RAW DATA -
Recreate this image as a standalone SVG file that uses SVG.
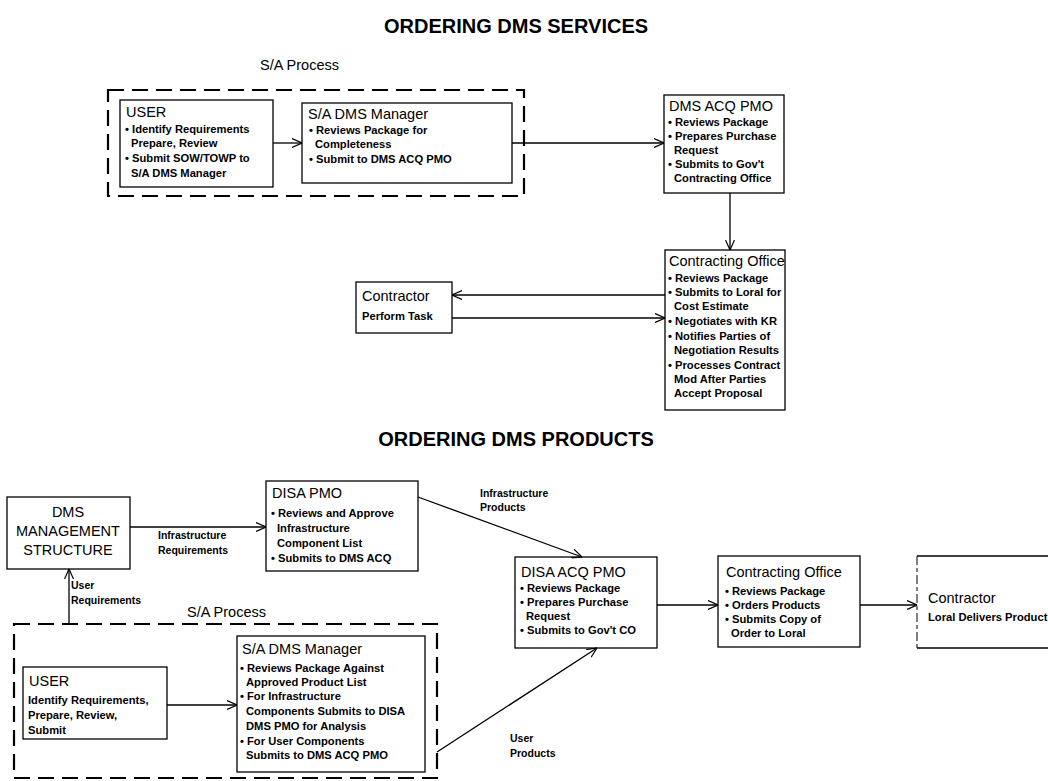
<svg xmlns="http://www.w3.org/2000/svg" width="1048" height="781" viewBox="0 0 1048 781">
<defs>
<marker id="arr" viewBox="0 0 10 10" refX="10" refY="5" markerWidth="10" markerHeight="10" markerUnits="userSpaceOnUse" orient="auto">
<path d="M0,0.5 L10,5 L0,9.5" fill="none" stroke="#000" stroke-width="1.2"/>
</marker>
<style>
text{font-family:"Liberation Sans",Arial,Helvetica,sans-serif;fill:#000}
.t{font-size:20px;font-weight:bold}
.h{font-size:14.5px}
.b{font-size:11.2px;font-weight:bold}
.l{font-size:10.5px;font-weight:bold}
.box{fill:#fff;stroke:#000;stroke-width:1.3}
.dash{fill:none;stroke:#000;stroke-width:2.2;stroke-dasharray:16 8}
.c{fill:none;stroke:#000;stroke-width:1.3}
</style>
</defs>
<rect width="1048" height="781" fill="#fff"/>

<text class="t" x="516" y="33" text-anchor="middle">ORDERING DMS SERVICES</text>
<text class="t" x="516" y="446" text-anchor="middle">ORDERING DMS PRODUCTS</text>

<g id="sa-process-top">
<rect class="dash" x="108" y="90" width="416" height="106"/>
<text class="h" x="260" y="70">S/A Process</text>
</g>

<g id="user-top">
<rect class="box" x="120" y="100" width="153" height="87"/>
<text class="h" x="126" y="117">USER</text>
<text class="b" x="125" y="133">• Identify Requirements</text>
<text class="b" x="131" y="147">Prepare, Review</text>
<text class="b" x="125" y="162">• Submit SOW/TOWP to</text>
<text class="b" x="131" y="177">S/A DMS Manager</text>
</g>

<g id="sa-manager-top">
<rect class="box" x="302" y="103" width="210" height="80"/>
<text class="h" x="308" y="119">S/A DMS Manager</text>
<text class="b" x="309" y="134">• Reviews Package for</text>
<text class="b" x="315" y="148">Completeness</text>
<text class="b" x="309" y="163">• Submit to DMS ACQ PMO</text>
</g>

<g id="dms-acq-pmo">
<rect class="box" x="664" y="95" width="120" height="98"/>
<text class="h" x="669" y="111">DMS ACQ PMO</text>
<text class="b" x="668" y="126">• Reviews Package</text>
<text class="b" x="668" y="140">• Prepares Purchase</text>
<text class="b" x="674" y="154">Request</text>
<text class="b" x="668" y="168">• Submits to Gov't</text>
<text class="b" x="674" y="182">Contracting Office</text>
</g>

<g id="contracting-office-top">
<rect class="box" x="665" y="250" width="120" height="160"/>
<text class="h" x="669" y="266">Contracting Office</text>
<text class="b" x="668" y="282">• Reviews Package</text>
<text class="b" x="668" y="296">• Submits to Loral for</text>
<text class="b" x="674" y="310">Cost Estimate</text>
<text class="b" x="668" y="325">• Negotiates with KR</text>
<text class="b" x="668" y="340">• Notifies Parties of</text>
<text class="b" x="674" y="354">Negotiation Results</text>
<text class="b" x="668" y="369">• Processes Contract</text>
<text class="b" x="674" y="383">Mod After Parties</text>
<text class="b" x="674" y="397">Accept Proposal</text>
</g>

<g id="contractor-top">
<rect class="box" x="356" y="282" width="96" height="51"/>
<text class="h" x="362" y="301">Contractor</text>
<text class="b" x="362" y="320">Perform Task</text>
</g>

<g id="dms-management">
<rect class="box" x="7" y="497" width="123" height="72"/>
<text class="h" x="68" y="517" text-anchor="middle">DMS</text>
<text class="h" x="68" y="536" text-anchor="middle">MANAGEMENT</text>
<text class="h" x="68" y="555" text-anchor="middle">STRUCTURE</text>
</g>

<g id="disa-pmo">
<rect class="box" x="266" y="481" width="152" height="90"/>
<text class="h" x="272" y="498">DISA PMO</text>
<text class="b" x="271" y="517">• Reviews and Approve</text>
<text class="b" x="277" y="532">Infrastructure</text>
<text class="b" x="277" y="547">Component List</text>
<text class="b" x="271" y="562">• Submits to DMS ACQ</text>
</g>

<g id="disa-acq-pmo">
<rect class="box" x="515" y="557" width="142" height="91"/>
<text class="h" x="521" y="577">DISA ACQ PMO</text>
<text class="b" x="520" y="592">• Reviews Package</text>
<text class="b" x="520" y="606">• Prepares Purchase</text>
<text class="b" x="526" y="620">Request</text>
<text class="b" x="520" y="634">• Submits to Gov't CO</text>
</g>

<g id="contracting-office-bottom">
<rect class="box" x="718" y="556" width="142" height="91"/>
<text class="h" x="726" y="577">Contracting Office</text>
<text class="b" x="725" y="595">• Reviews Package</text>
<text class="b" x="725" y="609">• Orders Products</text>
<text class="b" x="725" y="623">• Submits Copy of</text>
<text class="b" x="731" y="637">Order to Loral</text>
</g>

<g id="contractor-bottom">
<path d="M1060,556 H917 M917,648 H1060" fill="none" stroke="#000" stroke-width="1.3"/>
<path d="M917,556 V648" fill="none" stroke="#000" stroke-width="1" stroke-dasharray="9 3 4 3"/>
<text class="h" x="928" y="603">Contractor</text>
<text class="b" x="928" y="621">Loral Delivers Product</text>
</g>

<g id="sa-process-bottom">
<rect class="dash" x="14" y="624" width="423" height="154"/>
<text class="h" x="187" y="617">S/A Process</text>
</g>

<g id="user-bottom">
<rect class="box" x="23" y="667" width="144" height="72"/>
<text class="h" x="29" y="686">USER</text>
<text class="b" x="28" y="704">Identify Requirements,</text>
<text class="b" x="28" y="719">Prepare, Review,</text>
<text class="b" x="28" y="734">Submit</text>
</g>

<g id="sa-manager-bottom">
<rect class="box" x="237" y="636" width="188" height="136"/>
<text class="h" x="242" y="654">S/A DMS Manager</text>
<text class="b" x="240" y="672">• Reviews Package Against</text>
<text class="b" x="246" y="686">Approved Product List</text>
<text class="b" x="240" y="700">• For Infrastructure</text>
<text class="b" x="246" y="715">Components Submits to DISA</text>
<text class="b" x="246" y="730">DMS PMO for Analysis</text>
<text class="b" x="240" y="745">• For User Components</text>
<text class="b" x="246" y="759">Submits to DMS ACQ PMO</text>
</g>

<g id="connectors">
<line class="c" x1="273" y1="143" x2="302" y2="143" marker-end="url(#arr)"/>
<line class="c" x1="512" y1="143" x2="664" y2="143" marker-end="url(#arr)"/>
<line class="c" x1="730" y1="193" x2="730" y2="250" marker-end="url(#arr)"/>
<line class="c" x1="665" y1="295" x2="452" y2="295" marker-end="url(#arr)"/>
<line class="c" x1="452" y1="318" x2="665" y2="318" marker-end="url(#arr)"/>
<line class="c" x1="130" y1="527" x2="266" y2="527" marker-end="url(#arr)"/>
<line class="c" x1="418" y1="497" x2="582" y2="557" marker-end="url(#arr)"/>
<line class="c" x1="657" y1="605" x2="718" y2="605" marker-end="url(#arr)"/>
<line class="c" x1="860" y1="605" x2="917" y2="605" marker-end="url(#arr)"/>
<line class="c" x1="69" y1="624" x2="69" y2="569" marker-end="url(#arr)"/>
<line class="c" x1="167" y1="705" x2="237" y2="705" marker-end="url(#arr)"/>
<line class="c" x1="437" y1="752" x2="597" y2="648" marker-end="url(#arr)"/>
<text class="l" x="158" y="539">Infrastructure</text>
<text class="l" x="158" y="554">Requirements</text>
<text class="l" x="480" y="497">Infrastructure</text>
<text class="l" x="480" y="511">Products</text>
<text class="l" x="71" y="589">User</text>
<text class="l" x="71" y="604">Requirements</text>
<text class="l" x="510" y="742">User</text>
<text class="l" x="510" y="757">Products</text>
</g>
</svg>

WHAT TO DO - Your copy of the data above should match it exactly, except that pictures are left out.

EXERCISE OUTPUT -
Recreate this image as a standalone SVG file that uses SVG.
<svg xmlns="http://www.w3.org/2000/svg" width="1048" height="781" viewBox="0 0 1048 781">
<defs>
<marker id="arr" viewBox="0 0 10 10" refX="10" refY="5" markerWidth="10" markerHeight="10" markerUnits="userSpaceOnUse" orient="auto">
<path d="M0,0.5 L10,5 L0,9.5" fill="none" stroke="#000" stroke-width="1.2"/>
</marker>
<style>
text{font-family:"Liberation Sans",Arial,Helvetica,sans-serif;fill:#000}
.t{font-size:20px;font-weight:bold}
.h{font-size:14.5px}
.b{font-size:11.2px;font-weight:bold}
.l{font-size:10.5px;font-weight:bold}
.box{fill:#fff;stroke:#000;stroke-width:1.3}
.dash{fill:none;stroke:#000;stroke-width:2.2;stroke-dasharray:16 8}
.c{fill:none;stroke:#000;stroke-width:1.3}
</style>
</defs>
<rect width="1048" height="781" fill="#fff"/>

<text class="t" x="516" y="33" text-anchor="middle">ORDERING DMS SERVICES</text>
<text class="t" x="516" y="446" text-anchor="middle">ORDERING DMS PRODUCTS</text>

<g id="sa-process-top">
<rect class="dash" x="108" y="90" width="416" height="106"/>
<text class="h" x="260" y="70">S/A Process</text>
</g>

<g id="user-top">
<rect class="box" x="120" y="100" width="153" height="87"/>
<text class="h" x="126" y="117">USER</text>
<text class="b" x="125" y="133">• Identify Requirements</text>
<text class="b" x="131" y="147">Prepare, Review</text>
<text class="b" x="125" y="162">• Submit SOW/TOWP to</text>
<text class="b" x="131" y="177">S/A DMS Manager</text>
</g>

<g id="sa-manager-top">
<rect class="box" x="302" y="103" width="210" height="80"/>
<text class="h" x="308" y="119">S/A DMS Manager</text>
<text class="b" x="309" y="134">• Reviews Package for</text>
<text class="b" x="315" y="148">Completeness</text>
<text class="b" x="309" y="163">• Submit to DMS ACQ PMO</text>
</g>

<g id="dms-acq-pmo">
<rect class="box" x="664" y="95" width="120" height="98"/>
<text class="h" x="669" y="111">DMS ACQ PMO</text>
<text class="b" x="668" y="126">• Reviews Package</text>
<text class="b" x="668" y="140">• Prepares Purchase</text>
<text class="b" x="674" y="154">Request</text>
<text class="b" x="668" y="168">• Submits to Gov't</text>
<text class="b" x="674" y="182">Contracting Office</text>
</g>

<g id="contracting-office-top">
<rect class="box" x="665" y="250" width="120" height="160"/>
<text class="h" x="669" y="266">Contracting Office</text>
<text class="b" x="668" y="282">• Reviews Package</text>
<text class="b" x="668" y="296">• Submits to Loral for</text>
<text class="b" x="674" y="310">Cost Estimate</text>
<text class="b" x="668" y="325">• Negotiates with KR</text>
<text class="b" x="668" y="340">• Notifies Parties of</text>
<text class="b" x="674" y="354">Negotiation Results</text>
<text class="b" x="668" y="369">• Processes Contract</text>
<text class="b" x="674" y="383">Mod After Parties</text>
<text class="b" x="674" y="397">Accept Proposal</text>
</g>

<g id="contractor-top">
<rect class="box" x="356" y="282" width="96" height="51"/>
<text class="h" x="362" y="301">Contractor</text>
<text class="b" x="362" y="320">Perform Task</text>
</g>

<g id="dms-management">
<rect class="box" x="7" y="497" width="123" height="72"/>
<text class="h" x="68" y="517" text-anchor="middle">DMS</text>
<text class="h" x="68" y="536" text-anchor="middle">MANAGEMENT</text>
<text class="h" x="68" y="555" text-anchor="middle">STRUCTURE</text>
</g>

<g id="disa-pmo">
<rect class="box" x="266" y="481" width="152" height="90"/>
<text class="h" x="272" y="498">DISA PMO</text>
<text class="b" x="271" y="517">• Reviews and Approve</text>
<text class="b" x="277" y="532">Infrastructure</text>
<text class="b" x="277" y="547">Component List</text>
<text class="b" x="271" y="562">• Submits to DMS ACQ</text>
</g>

<g id="disa-acq-pmo">
<rect class="box" x="515" y="557" width="142" height="91"/>
<text class="h" x="521" y="577">DISA ACQ PMO</text>
<text class="b" x="520" y="592">• Reviews Package</text>
<text class="b" x="520" y="606">• Prepares Purchase</text>
<text class="b" x="526" y="620">Request</text>
<text class="b" x="520" y="634">• Submits to Gov't CO</text>
</g>

<g id="contracting-office-bottom">
<rect class="box" x="718" y="556" width="142" height="91"/>
<text class="h" x="726" y="577">Contracting Office</text>
<text class="b" x="725" y="595">• Reviews Package</text>
<text class="b" x="725" y="609">• Orders Products</text>
<text class="b" x="725" y="623">• Submits Copy of</text>
<text class="b" x="731" y="637">Order to Loral</text>
</g>

<g id="contractor-bottom">
<path d="M1060,556 H917 M917,648 H1060" fill="none" stroke="#000" stroke-width="1.3"/>
<path d="M917,556 V648" fill="none" stroke="#000" stroke-width="1" stroke-dasharray="9 3 4 3"/>
<text class="h" x="928" y="603">Contractor</text>
<text class="b" x="928" y="621">Loral Delivers Product</text>
</g>

<g id="sa-process-bottom">
<rect class="dash" x="14" y="624" width="423" height="154"/>
<text class="h" x="187" y="617">S/A Process</text>
</g>

<g id="user-bottom">
<rect class="box" x="23" y="667" width="144" height="72"/>
<text class="h" x="29" y="686">USER</text>
<text class="b" x="28" y="704">Identify Requirements,</text>
<text class="b" x="28" y="719">Prepare, Review,</text>
<text class="b" x="28" y="734">Submit</text>
</g>

<g id="sa-manager-bottom">
<rect class="box" x="237" y="636" width="188" height="136"/>
<text class="h" x="242" y="654">S/A DMS Manager</text>
<text class="b" x="240" y="672">• Reviews Package Against</text>
<text class="b" x="246" y="686">Approved Product List</text>
<text class="b" x="240" y="700">• For Infrastructure</text>
<text class="b" x="246" y="715">Components Submits to DISA</text>
<text class="b" x="246" y="730">DMS PMO for Analysis</text>
<text class="b" x="240" y="745">• For User Components</text>
<text class="b" x="246" y="759">Submits to DMS ACQ PMO</text>
</g>

<g id="connectors">
<line class="c" x1="273" y1="143" x2="302" y2="143" marker-end="url(#arr)"/>
<line class="c" x1="512" y1="143" x2="664" y2="143" marker-end="url(#arr)"/>
<line class="c" x1="730" y1="193" x2="730" y2="250" marker-end="url(#arr)"/>
<line class="c" x1="665" y1="295" x2="452" y2="295" marker-end="url(#arr)"/>
<line class="c" x1="452" y1="318" x2="665" y2="318" marker-end="url(#arr)"/>
<line class="c" x1="130" y1="527" x2="266" y2="527" marker-end="url(#arr)"/>
<line class="c" x1="418" y1="497" x2="582" y2="557" marker-end="url(#arr)"/>
<line class="c" x1="657" y1="605" x2="718" y2="605" marker-end="url(#arr)"/>
<line class="c" x1="860" y1="605" x2="917" y2="605" marker-end="url(#arr)"/>
<line class="c" x1="69" y1="624" x2="69" y2="569" marker-end="url(#arr)"/>
<line class="c" x1="167" y1="705" x2="237" y2="705" marker-end="url(#arr)"/>
<line class="c" x1="437" y1="752" x2="597" y2="648" marker-end="url(#arr)"/>
<text class="l" x="158" y="539">Infrastructure</text>
<text class="l" x="158" y="554">Requirements</text>
<text class="l" x="480" y="497">Infrastructure</text>
<text class="l" x="480" y="511">Products</text>
<text class="l" x="71" y="589">User</text>
<text class="l" x="71" y="604">Requirements</text>
<text class="l" x="510" y="742">User</text>
<text class="l" x="510" y="757">Products</text>
</g>
</svg>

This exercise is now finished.